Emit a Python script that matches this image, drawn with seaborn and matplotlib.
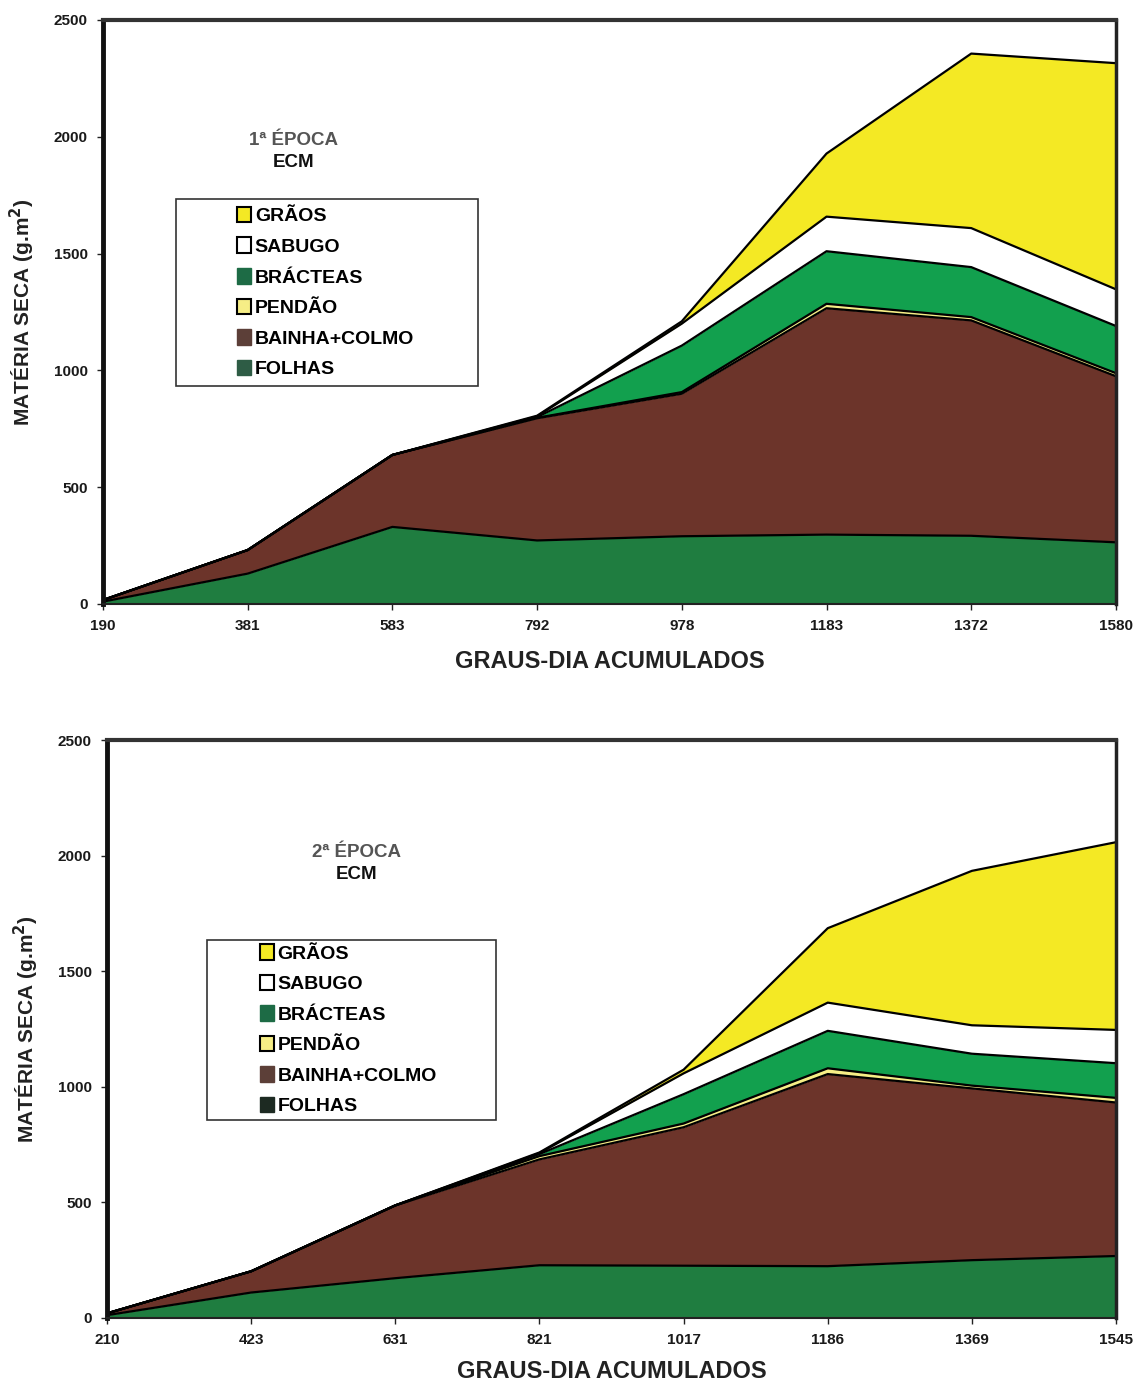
import numpy as np
import pandas as pd
import matplotlib
matplotlib.use("Agg")
import matplotlib.pyplot as plt
from matplotlib.patches import Patch, Rectangle
import seaborn as sns

# graus-dia acumulados (tick labels, equally spaced categories)
gd_1 = ["190", "381", "583", "792", "978", "1183", "1372", "1580"]
gd_2 = ["210", "423", "631", "821", "1017", "1186", "1369", "1545"]

# materia seca (g/m2) per component, 1a epoca
folhas_1 = [10, 130, 330, 272, 290, 297, 292, 264]
bainha_1 = [7, 101, 308, 523, 610, 969, 922, 711]
pendao_1 = [0, 0, 0, 2, 7, 19, 14, 13]
bracteas_1 = [0, 0, 0, 3, 199, 225, 214, 202]
sabugo_1 = [0, 0, 0, 3, 94, 148, 167, 157]
graos_1 = [0, 0, 0, 3, 10, 270, 747, 968]

# 2a epoca
folhas_2 = [12, 110, 172, 228, 226, 224, 250, 268]
bainha_2 = [8, 92, 315, 458, 599, 831, 743, 664]
pendao_2 = [0, 0, 0, 14, 16, 25, 12, 20]
bracteas_2 = [0, 0, 0, 9, 127, 162, 138, 150]
sabugo_2 = [0, 0, 0, 4, 90, 122, 123, 144]
graos_2 = [0, 0, 0, 3, 16, 322, 668, 812]

layers = ["FOLHAS", "BAINHA+COLMO", "PENDÃO", "BRÁCTEAS", "SABUGO", "GRÃOS"]
fills = ["#1f7d40", "#6c342a", "#f6ee86", "#12a04e", "#ffffff", "#f4e924"]

sns.set_style("white")
plt.rcParams["font.family"] = ["Liberation Sans", "DejaVu Sans"]
plt.rcParams["font.weight"] = "bold"
plt.rcParams["text.color"] = "#111"
plt.rcParams["axes.labelcolor"] = "#222"

fig = plt.figure(figsize=(11.35, 13.85), dpi=100)
ax1 = fig.add_axes([0.0907, 0.5639, 0.8925, 0.4217])
ax2 = fig.add_axes([0.0943, 0.0484, 0.8890, 0.4173])


def draw_panel(ax, ticks, comps, epoca, legend_box, leg_dx, folhas_key, text_xy, xlab_pad):
    df = pd.DataFrame(dict(zip(layers, comps)))
    df["pos"] = np.arange(len(ticks))
    cum = df[layers].cumsum(axis=1)
    lower = np.zeros(len(df))
    for name, col in zip(layers, fills):
        ax.fill_between(df["pos"], lower, cum[name], color=col, lw=0)
        lower = cum[name].values
    for name in layers:
        sns.lineplot(x=df["pos"], y=cum[name], color="black", lw=1.6, ax=ax)

    ax.set_xlim(0, len(ticks) - 1)
    ax.set_ylim(0, 2500)
    ax.set_xticks(df["pos"])
    ax.set_xticklabels(ticks, fontsize=11, fontweight="bold")
    ax.set_yticks(range(0, 2501, 500))
    ax.set_yticklabels([str(v) for v in range(0, 2501, 500)], fontsize=11, fontweight="bold")
    ax.tick_params(axis="both", direction="out", length=4, width=1, colors="#222",
                   labelcolor="#1a1a1a", bottom=True, left=True, pad=7)
    ax.set_xlabel("GRAUS-DIA ACUMULADOS", fontsize=17, fontweight="bold", labelpad=xlab_pad)
    ax.set_ylabel("MATÉRIA SECA (g.m$^{\\mathbf{2}}$)", fontsize=15, fontweight="bold", labelpad=12)
    ax.spines["left"].set_linewidth(3.5)
    ax.spines["left"].set_color("#111")
    ax.spines["top"].set_linewidth(3)
    ax.spines["top"].set_color("#333")
    ax.spines["right"].set_linewidth(2.5)
    ax.spines["right"].set_color("#222")
    ax.spines["bottom"].set_linewidth(1.5)
    ax.spines["bottom"].set_color("#222")

    ax.text(text_xy[0], text_xy[1], epoca, transform=ax.transAxes, ha="center", va="center",
            fontsize=13.5, fontweight="bold", color="#555")
    ax.text(text_xy[0], text_xy[1] - 0.037, "ECM", transform=ax.transAxes, ha="center",
            va="center", fontsize=13.5, fontweight="bold", color="#111")

    x0, y0, x1, y1 = legend_box
    ax.add_patch(Rectangle((x0, y0), x1 - x0, y1 - y0, transform=ax.transAxes, fill=True,
                           facecolor="white", edgecolor="#333", lw=1.2, zorder=5))
    handles = [
        Patch(facecolor="#f4e924", edgecolor="black", lw=1.5, label="GRÃOS"),
        Patch(facecolor="white", edgecolor="black", lw=1.5, label="SABUGO"),
        Patch(facecolor="#1d6b45", edgecolor="#1d6b45", label="BRÁCTEAS"),
        Patch(facecolor="#f6ee86", edgecolor="black", lw=1.5, label="PENDÃO"),
        Patch(facecolor="#5c3f38", edgecolor="#5c3f38", label="BAINHA+COLMO"),
        Patch(facecolor=folhas_key, edgecolor=folhas_key, label="FOLHAS"),
    ]
    leg = ax.legend(handles=handles, loc="center left",
                    bbox_to_anchor=(x0 + leg_dx, (y0 + y1) / 2),
                    frameon=False, handlelength=0.7, handleheight=0.85, handletextpad=0.2,
                    labelspacing=0.62, borderpad=0, prop={"size": 14, "weight": "bold"})
    for t in leg.get_texts():
        t.set_color("black")
    leg.set_zorder(6)


draw_panel(ax1, gd_1, [folhas_1, bainha_1, pendao_1, bracteas_1, sabugo_1, graos_1],
           "1ª ÉPOCA", (0.072, 0.373, 0.370, 0.6935), 0.051, "#2e5c45", (0.188, 0.793), 12)
draw_panel(ax2, gd_2, [folhas_2, bainha_2, pendao_2, bracteas_2, sabugo_2, graos_2],
           "2ª ÉPOCA", (0.099, 0.343, 0.3855, 0.654), 0.043, "#1d2a22", (0.247, 0.805), 9)

fig.savefig("out.png", dpi=100)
***
## [DO THIS]
From the opening line of the listing above through the line bearing "graos_1 = [0, 0, 0, 3, 10, 270, 747, 968]", repeat each line exactly. Drop every picture.

## [SOLUTION FOR THIS PROBLEM]
Emit a Python script that matches this image, drawn with seaborn and matplotlib.
import numpy as np
import pandas as pd
import matplotlib
matplotlib.use("Agg")
import matplotlib.pyplot as plt
from matplotlib.patches import Patch, Rectangle
import seaborn as sns

# graus-dia acumulados (tick labels, equally spaced categories)
gd_1 = ["190", "381", "583", "792", "978", "1183", "1372", "1580"]
gd_2 = ["210", "423", "631", "821", "1017", "1186", "1369", "1545"]

# materia seca (g/m2) per component, 1a epoca
folhas_1 = [10, 130, 330, 272, 290, 297, 292, 264]
bainha_1 = [7, 101, 308, 523, 610, 969, 922, 711]
pendao_1 = [0, 0, 0, 2, 7, 19, 14, 13]
bracteas_1 = [0, 0, 0, 3, 199, 225, 214, 202]
sabugo_1 = [0, 0, 0, 3, 94, 148, 167, 157]
graos_1 = [0, 0, 0, 3, 10, 270, 747, 968]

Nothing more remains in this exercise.